Festival Season Is Here: How to Source and Sell Lightweight Layering Pieces Before Glastonbury Weekend
Why festivals matter for resellers right now
Glastonbury weekend lands at the end of June. After that comes TRNSMT in Glasgow in early July, Latitude in Suffolk in mid-July, and a string of smaller festivals running all the way through August. This is not a niche market. Hundreds of thousands of people across the UK are currently thinking about what to wear in a field, and a meaningful chunk of them will look on Vinted before they look anywhere else.
Festival buyers are not shopping the same way as everyday buyers. They want something they do not mind getting muddy. They want layering options because they know British summer weather can deliver sunshine and horizontal rain in the same afternoon. They are often buying in a rush, in the weeks just before the event, which means listings that go up now will catch that wave at exactly the right moment.
The data this week supports this timing. Shorts are selling at a 61.4% sell rate across 215 tracked listings. Gymshark shorts in particular are at an 80% sell rate. Lightweight, casual, warm-weather clothing is moving fast. Festival sourcing sits right inside that same demand.

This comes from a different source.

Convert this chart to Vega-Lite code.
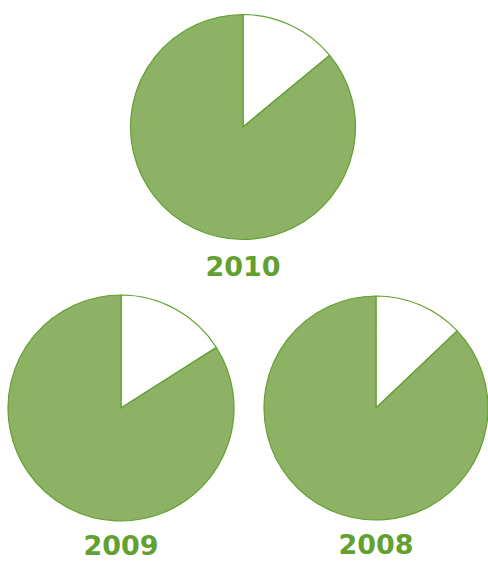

What festival buyers actually want
Forget sequinned going-out tops. The real volume in festival reselling is in practical, lightweight layering. These are the categories worth hunting:
Cotton overshirts and lightweight shirts. A thin cotton shirt in a check or a print that can go over a vest is ideal. Joules, FatFace, and White Stuff do these well and buyers recognise those brand names. A good example at a charity shop might cost you £2 to £4 and list comfortably at £10 to £16.
Zip-through fleeces and thin midlayers. Patagonia, FatFace, and even M&S Autograph fleeces sell well. These are not heavy winter fleeces but the thin, packable kind that fold into a bag. Buyers know they might need one at 11pm in a field. Price these at £12 to £22 depending on brand and condition.
Waterproof and showerproof jackets. Anything described as showerproof, packable, or festival-ready will attract clicks. Look for Regatta, Jack Wolfskin, Columbia, and Craghoppers at charity shops. These often sit unloved on the rails through summer because the average donor does not think of them as summer items. You should.
Cross-body bags and festival bags. Small, secure bags with zips sell well in this window. Kipling and Radley are decent brands but even unbranded versions move if they photograph well.
Wellies and waterproof trousers. These are lower volume but worth flagging. If you find wellies at a car boot in good condition for £3 to £5, they can list at £15 to £25. Waterproof overtrousers sell well from May to July.
Where to source right now
Charity shops are your first stop. The rails in June often carry exactly the lightweight transitional pieces you need. Spring donors have already cleared their wardrobes, so there is fresh stock coming in. Go to charity shops in slightly more affluent areas if you can: the Joules and White Stuff pieces tend to cluster in towns with older, higher-income demographics.
Car boot sales are excellent for festival-adjacent items. Sellers at car boots are often clearing out practical outdoor kit: fleeces, waterproofs, walking bags. These are items that look functional rather than fashionable, which means they are underpriced by sellers who do not know the Vinted market. Get to car boots early, before 8am, and go straight to sellers who look like they are clearing a garage or a shed.
Facebook Marketplace bundles are worth checking for activewear and outdoor brands. Sellers often list a bag of mixed outdoor kit for £10 to £15. If a bundle contains two or three good pieces, you are buying at a strong margin.
How to photograph and list for festival buyers
Buyers searching for festival wear are often typing descriptive terms rather than specific brand names. Include words like lightweight, packable, festival, layering, and showerproof in your descriptions where they genuinely apply. Do not stuff keywords that are not accurate, Vinted buyers leave reviews and accuracy matters for your reputation.
For overshirts and thin jackets, photograph them laid flat and also on a hanger against a plain light background. Show the label clearly. Include a close-up of any notable feature like a packable hood or a chest pocket.
Price with Vinted postage in mind. A packable jacket at £16 to £18 works well because it sits under the threshold where buyers start to hesitate. Heavier items like wellies will attract higher postage through Yodel or InPost, so factor that into your pricing. Buyers can see postage costs before they commit, so overpricing a bulky item will kill the sale.
When to list for maximum visibility
List festival-adjacent items on Sunday evenings and Monday mornings. Vinted's algorithm favours recently listed items, and weekend browsing on Vinted is high. For festival items specifically, the buying urgency increases as the event approaches, so anything listed in the next two weeks will still be live and visible when buyers are in full panic-purchase mode in the days before Glastonbury.
Batch your listings where possible. List five to ten items in one session rather than one at a time. This keeps your shop active in the algorithm and gives buyers a reason to browse your other listings once they click on one item.
If an item has not sold within ten days, drop the price by £1 to £2 and relist. A small price drop refreshes the listing in search results and often triggers a sale that the original listing did not.